# START OF Supplied data

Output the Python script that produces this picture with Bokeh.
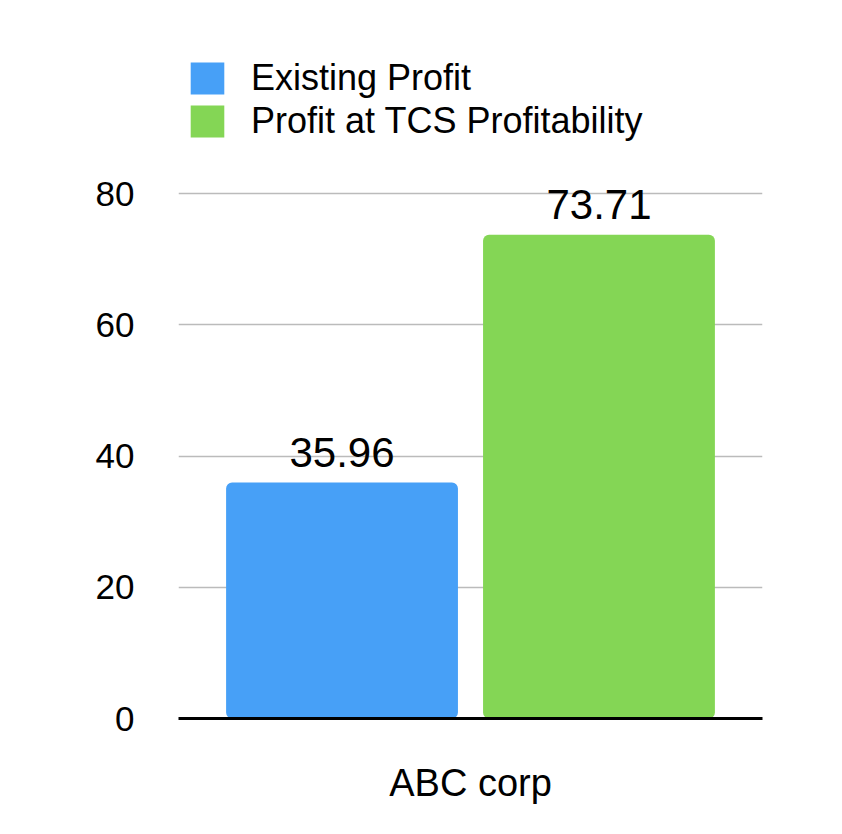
from bokeh.plotting import figure
from bokeh.models import ColumnDataSource, FactorRange, FixedTicker, Range1d, Legend, LegendItem, LabelSet
from bokeh.transform import dodge
from bokeh.core.properties import value
from bokeh.embed import file_html
from bokeh.resources import INLINE

companies = ["ABC corp"]
series_names = ["Existing Profit", "Profit at TCS Profitability"]
existing_profit = [35.96]
tcs_profit = [73.71]
colors = ["#47a0f7", "#84d655"]
y_ticks = [0, 20, 40, 60, 80]

FONT = "Liberation Sans"

src = ColumnDataSource(dict(
    company=companies,
    existing=existing_profit,
    tcs=tcs_profit,
    existing_lbl=[f"{v:.2f}" for v in existing_profit],
    tcs_lbl=[f"{v:.2f}" for v in tcs_profit],
))

W, H = 826, 810
left, right, top, bottom = 178, 64, 49, 92
px_per_unit = 525 / 80.0
frame_h = H - top - bottom
y_end = frame_h / px_per_unit

p = figure(width=W, height=H, output_backend="svg", toolbar_location=None,
           x_range=FactorRange(*companies), y_range=Range1d(0, y_end),
           min_border_left=left, min_border_right=right,
           min_border_top=top, min_border_bottom=bottom)
p.outline_line_color = None
p.background_fill_color = "white"
p.border_fill_color = "white"

r1 = p.vbar(x=dodge("company", -0.22, range=p.x_range), top="existing", width=0.397,
            source=src, fill_color=colors[0], line_color=None, border_radius=6)
r2 = p.vbar(x=dodge("company", 0.22, range=p.x_range), top="tcs", width=0.397,
            source=src, fill_color=colors[1], line_color=None, border_radius=6)

lbl1 = LabelSet(x=dodge("company", -0.22, range=p.x_range), y="existing", text="existing_lbl",
                source=src, text_align="center", text_baseline="alphabetic", y_offset=16,
                text_font=value(FONT), text_font_size=value("42px"), text_color=value("black"))
lbl2 = LabelSet(x=dodge("company", 0.22, range=p.x_range), y="tcs", text="tcs_lbl",
                source=src, text_align="center", text_baseline="alphabetic", y_offset=16,
                text_font=value(FONT), text_font_size=value("42px"), text_color=value("black"))
p.add_layout(lbl1)
p.add_layout(lbl2)

# axes
p.yaxis.ticker = FixedTicker(ticks=y_ticks)
p.yaxis.axis_line_color = None
p.yaxis.major_tick_line_color = None
p.yaxis.minor_tick_line_color = None
p.yaxis.major_label_standoff = 38
p.yaxis.major_label_text_font = FONT
p.yaxis.major_label_text_font_size = "35px"
p.yaxis.major_label_text_color = "black"

p.xaxis.axis_line_color = "black"
p.xaxis.axis_line_width = 3
p.xaxis.major_tick_line_color = None
p.xaxis.minor_tick_line_color = None
p.xaxis.major_label_standoff = 37
p.xaxis.major_label_text_font = FONT
p.xaxis.major_label_text_font_size = "38px"
p.xaxis.major_label_text_color = "black"

p.xgrid.grid_line_color = None
p.ygrid.ticker = FixedTicker(ticks=y_ticks)
p.ygrid.grid_line_color = "#bbbbbb"
p.ygrid.grid_line_width = 1.5

legend = Legend(items=[LegendItem(label=series_names[0], renderers=[r1]),
                       LegendItem(label=series_names[1], renderers=[r2])],
                location="top_left", margin=8, padding=9, spacing=1,
                glyph_width=42, glyph_height=40, label_standoff=23,
                label_text_font=FONT, label_text_font_size="36px",
                label_text_color="black", border_line_color=None,
                background_fill_alpha=0)
p.add_layout(legend)

open("out.html", "w").write(file_html(p, INLINE))
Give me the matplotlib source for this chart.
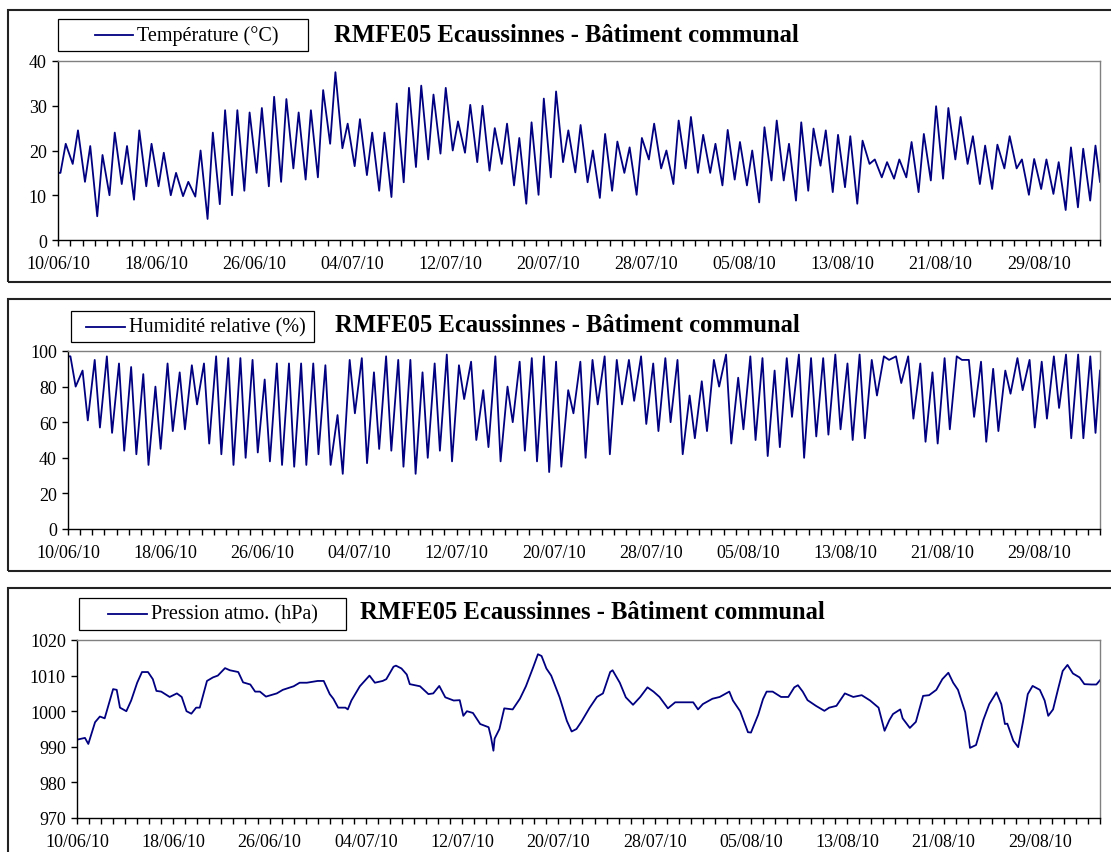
import numpy as np
import pandas as pd
import matplotlib
matplotlib.use("Agg")
import matplotlib.pyplot as plt
from matplotlib.patches import Rectangle
from matplotlib.lines import Line2D
from matplotlib.ticker import MultipleLocator

plt.rcParams['font.family'] = ['Liberation Serif', 'DejaVu Serif']

# Station RMFE05 Ecaussinnes, 10/06/2010 -> 03/09/2010 (days since 10/06)
n_days = 85
x_labels = ['10/06/10', '18/06/10', '26/06/10', '04/07/10', '12/07/10', '20/07/10',
            '28/07/10', '05/08/10', '13/08/10', '21/08/10', '29/08/10']

# daily temperature extremes (degC): min early morning, max in afternoon
temp_min = [15, 17, 13, 5.3, 10, 12.5, 9, 12, 12, 10, 9.8, 9.7, 4.7, 8, 10, 11, 15, 12,
            13, 16, 13.5, 14, 21.5, 20.5, 16.5, 14.5, 11, 9.6, 12.9, 16.3, 18, 19.3, 20,
            19.5, 17.4, 15.5, 17, 12.2, 8.1, 10.1, 14, 17.4, 15.1, 12.9, 9.4, 11, 15, 10.1,
            18, 16, 12.5, 16, 15, 15, 12.2, 13.5, 12.2, 8.4, 13.3, 13.3, 8.8, 11, 16.6, 10.7,
            11.8, 8.1, 17, 14, 13.7, 14, 10.7, 13.3, 13.7, 18, 17, 12.5, 11.4, 16, 16, 10.1,
            11.4, 10.3, 6.7, 7.3, 8.8]
temp_max = [21.5, 24.5, 21, 19, 24, 21, 24.5, 21.5, 19.5, 15, 13, 20, 24, 29, 29, 28.5,
            29.5, 32, 31.5, 28.5, 29, 33.5, 37.5, 26, 27, 24, 24, 30.5, 34, 34.5, 32.5, 34,
            26.5, 30.2, 30, 25, 26, 22.8, 26.3, 31.6, 33.2, 24.5, 25.7, 20, 23.7, 22, 20.7,
            22.8, 26, 20, 26.7, 27.5, 23.5, 21.5, 24.6, 21.9, 20, 25.2, 26.7, 21.5, 26.3,
            24.9, 24.5, 23.5, 23.2, 22.2, 18, 17.4, 18, 21.9, 23.7, 29.9, 29.5, 27.5, 23.2,
            21.1, 21.3, 23.2, 18, 18.1, 18, 17.4, 20.7, 20.4, 21.1]
temp_first, temp_last = 15, 13

# daily relative humidity extremes (%): max early morning, min in afternoon
rh_max = [97, 89, 95, 97, 93, 91, 87, 80, 93, 88, 92, 93, 97, 96, 96, 95, 84, 93, 93, 93,
          93, 92, 64, 95, 96, 88, 97, 95, 95, 88, 93, 98, 92, 94, 78, 97, 80, 94, 96, 97,
          94, 78, 94, 95, 97, 95, 95, 97, 93, 96, 95, 75, 83, 95, 98, 85, 97, 96, 89, 96,
          98, 96, 96, 98, 93, 98, 95, 97, 97, 97, 93, 88, 96, 97, 95, 94, 90, 89, 96, 95,
          94, 97, 98, 98, 97]
rh_min = [80, 61, 57, 54, 44, 42, 36, 45, 55, 56, 70, 48, 42, 36, 40, 43, 38, 36, 35, 36,
          42, 36, 31, 65, 37, 45, 44, 35, 31, 40, 44, 38, 73, 50, 46, 38, 60, 44, 38, 32,
          35, 65, 40, 70, 42, 70, 72, 59, 55, 60, 42, 51, 55, 80, 48, 56, 50, 41, 46, 63,
          40, 52, 53, 56, 50, 51, 75, 95, 82, 62, 49, 48, 56, 95, 63, 49, 55, 76, 78, 57,
          62, 68, 51, 51, 54]
rh_first, rh_last = 97, 89

# atmospheric pressure (hPa) at successive turning points
p_day = [0, 0.66, 0.94, 1.5, 1.9, 2.3, 2.6, 3.0, 3.3, 3.57, 4.1, 4.5, 5.0, 5.4, 5.9, 6.3,
         6.6, 7.0, 7.7, 8.3, 8.7, 9.1, 9.5, 9.9, 10.2, 10.8, 11.3, 11.7, 12.3, 12.7, 13.4,
         13.8, 14.4, 14.8, 15.2, 15.7, 16.6, 17.1, 18.0, 18.5, 19.1, 20.0, 20.5, 21.0,
         21.3, 21.7, 22.3, 22.5, 22.8, 23.5, 24.3, 24.75, 25.4, 25.7, 26.3, 26.5, 26.96,
         27.4, 27.65, 28.5, 29.2, 29.6, 30.1, 30.6, 31.3, 31.8, 32.1, 32.4, 32.9, 33.5,
         34.2, 34.4, 34.6, 34.7, 35.1, 35.5, 36.2, 36.8, 37.3, 37.9, 38.3, 38.6, 39.0,
         39.4, 40.1, 40.7, 41.1, 41.5, 41.9, 42.6, 43.2, 43.7, 44.3, 44.5, 45.1, 45.6,
         46.2, 46.8, 47.4, 47.9, 48.4, 49.1, 49.7, 50.4, 51.2, 51.6, 52.0, 52.8, 53.4,
         54.2, 54.5, 55.1, 55.75, 56.0, 56.6, 57.0, 57.3, 57.8, 58.5, 59.1, 59.6, 59.9,
         60.3, 60.7, 61.4, 62.1, 62.5, 63.1, 63.8, 64.5, 65.2, 65.9, 66.6, 67.1, 67.5,
         67.8, 68.4, 68.6, 69.2, 69.7, 70.3, 70.8, 71.4, 71.9, 72.4, 72.8, 73.2, 73.8,
         74.2, 74.7, 75.3, 75.8, 76.4, 76.8, 77.1, 77.3, 77.8, 78.2, 78.6, 79.0, 79.4,
         80.0, 80.4, 80.7, 81.1, 81.5, 81.9, 82.3, 82.75, 83.3, 83.7, 84.3, 84.7, 85.0]
p_val = [992, 992.5, 990.8, 996.9, 998.5, 998, 1001.5, 1006.2, 1006, 1001, 1000, 1003,
         1008, 1011, 1011, 1009, 1005.7, 1005.5, 1004, 1005, 1004, 1000, 999.3, 1001,
         1001, 1008.5, 1009.5, 1010, 1012.1, 1011.5, 1011, 1008.1, 1007.5, 1005.5, 1005.5,
         1004.1, 1005, 1006, 1007, 1008, 1008, 1008.5, 1008.5, 1004.8, 1003.5, 1001, 1001,
         1000.5, 1003, 1007, 1010, 1008, 1008.5, 1009, 1012.5, 1012.8, 1012, 1010.3,
         1007.6, 1007, 1004.8, 1005, 1007.1, 1003.9, 1003, 1003.1, 998.7, 1000, 999.5,
         996.4, 995.5, 992.7, 988.9, 992.3, 995, 1000.8, 1000.5, 1003.5, 1007, 1012.3,
         1016, 1015.5, 1012, 1010, 1003.9, 997.3, 994.3, 995, 997, 1001, 1004, 1005,
         1011, 1011.5, 1008, 1003.9, 1001.8, 1004, 1006.7, 1005.5, 1004, 1000.8, 1002.5,
         1002.5, 1002.5, 1000.5, 1002, 1003.5, 1004, 1005.5, 1003, 1000, 994.1, 994,
         999, 1003.4, 1005.5, 1005.5, 1004, 1004, 1006.7, 1007.3, 1005.5, 1003.1, 1001.5,
         1000.1, 1001, 1001.5, 1005, 1004, 1004.5, 1003, 1001, 994.5, 997.5, 999.2,
         1000.5, 998, 995.3, 997, 1004.3, 1004.5, 1006, 1009, 1010.8, 1008, 1006, 999.7,
         989.7, 990.5, 997.5, 1002, 1005.3, 1002, 996.4, 996.5, 991.7, 989.9, 997, 1004.8,
         1007.1, 1006, 1003, 998.7, 1000.5, 1006, 1011.3, 1013, 1010.6, 1009.5, 1007.6,
         1007.5, 1007.5, 1008.7]

station_title = 'RMFE05 Ecaussinnes - Bâtiment communal'
line_col = '#000080'

W, H = 1111, 853


def fx(x):
    return x / W


def fy(y):
    return 1 - y / H


def daily_series(first, lows, highs, last, low_at, high_at):
    t = [0.0]
    v = [first]
    for d in range(n_days):
        pts = sorted([(d + low_at, lows[d]), (d + high_at, highs[d])])
        for tt, vv in pts:
            t.append(tt)
            v.append(vv)
    t.append(float(n_days))
    v.append(last)
    return np.array(t), np.array(v)


temp_t, temp_v = daily_series(temp_first, temp_min, temp_max, temp_last, 0.2, 0.63)
rh_t, rh_v = daily_series(rh_first, rh_min, rh_max, rh_last, 0.63, 0.2)

fig = plt.figure(figsize=(W / 100, H / 100), dpi=100)


def panel(frame, plot, legend, title_xy, t, v, ylim, ystep, label):
    # outer frame of the chart
    ft, fb = frame
    fig.add_artist(Rectangle((fx(8), fy(fb)), (1140 - 8) / W, (fb - ft) / H,
                             transform=fig.transFigure, fill=False,
                             ec='#222222', lw=1.5))
    l, t_, r, b = plot
    ax = fig.add_axes([fx(l), fy(b), (r - l) / W, (b - t_) / H])
    ax.plot(t, v, color=line_col, lw=1.3)
    ax.set_xlim(0, n_days)
    ax.set_ylim(*ylim)
    ax.set_yticks(np.arange(ylim[0], ylim[1] + 1, ystep))
    ax.set_xticks(np.arange(len(x_labels)) * 8)
    ax.set_xticklabels(x_labels)
    ax.xaxis.set_minor_locator(MultipleLocator(1))
    ax.tick_params(axis='x', which='both', direction='out', length=4, width=1,
                   labelsize=13, pad=7)
    ax.tick_params(axis='y', direction='out', length=4, width=1, labelsize=13, pad=4)
    for s in ['top', 'right']:
        ax.spines[s].set_color('#808080')
        ax.spines[s].set_linewidth(1)
    for s in ['left', 'bottom']:
        ax.spines[s].set_color('black')
        ax.spines[s].set_linewidth(1)

    # legend box
    lx0, ly0, lx1, ly1, hx0, hx1 = legend
    fig.add_artist(Rectangle((fx(lx0), fy(ly1)), (lx1 - lx0) / W, (ly1 - ly0) / H,
                             transform=fig.transFigure, fill=False, ec='black', lw=0.9))
    ym = (ly0 + ly1) / 2
    fig.add_artist(Line2D([fx(hx0), fx(hx1)], [fy(ym), fy(ym)],
                          transform=fig.transFigure, color=line_col, lw=1.3))
    fig.text(fx(hx1 + 4), fy(ym), label, ha='left', va='center', fontsize=14.5)

    fig.text(fx(title_xy[0]), fy(title_xy[1]), station_title, ha='center', va='center',
             fontsize=17.7, fontweight='bold')
    return ax


panel((10.7, 283), (58, 62, 1100, 241), (58, 20, 308, 52, 95, 133), (566, 36),
      temp_t, temp_v, (0, 40), 10, 'Température (°C)')
panel((300, 572), (68, 352, 1100, 530), (71, 312, 314, 343, 86, 125), (567, 325),
      rh_t, rh_v, (0, 100), 20, 'Humidité relative (%)')
panel((589, 870), (77, 641, 1100, 819), (79, 599, 346, 631, 108, 147), (592, 613),
      np.array(p_day), np.array(p_val), (970, 1020), 10, 'Pression atmo. (hPa)')

fig.savefig('out.png', dpi=100)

# END OF Supplied data

■ **Task objective**:
Leave the pictures out, and restate exactly the lines from the start of the records through the one that contains "fill_color=colors[1], line_color=None, border_radius=6)".

■ **The response**:
Output the Python script that produces this picture with Bokeh.
from bokeh.plotting import figure
from bokeh.models import ColumnDataSource, FactorRange, FixedTicker, Range1d, Legend, LegendItem, LabelSet
from bokeh.transform import dodge
from bokeh.core.properties import value
from bokeh.embed import file_html
from bokeh.resources import INLINE

companies = ["ABC corp"]
series_names = ["Existing Profit", "Profit at TCS Profitability"]
existing_profit = [35.96]
tcs_profit = [73.71]
colors = ["#47a0f7", "#84d655"]
y_ticks = [0, 20, 40, 60, 80]

FONT = "Liberation Sans"

src = ColumnDataSource(dict(
    company=companies,
    existing=existing_profit,
    tcs=tcs_profit,
    existing_lbl=[f"{v:.2f}" for v in existing_profit],
    tcs_lbl=[f"{v:.2f}" for v in tcs_profit],
))

W, H = 826, 810
left, right, top, bottom = 178, 64, 49, 92
px_per_unit = 525 / 80.0
frame_h = H - top - bottom
y_end = frame_h / px_per_unit

p = figure(width=W, height=H, output_backend="svg", toolbar_location=None,
           x_range=FactorRange(*companies), y_range=Range1d(0, y_end),
           min_border_left=left, min_border_right=right,
           min_border_top=top, min_border_bottom=bottom)
p.outline_line_color = None
p.background_fill_color = "white"
p.border_fill_color = "white"

r1 = p.vbar(x=dodge("company", -0.22, range=p.x_range), top="existing", width=0.397,
            source=src, fill_color=colors[0], line_color=None, border_radius=6)
r2 = p.vbar(x=dodge("company", 0.22, range=p.x_range), top="tcs", width=0.397,
            source=src, fill_color=colors[1], line_color=None, border_radius=6)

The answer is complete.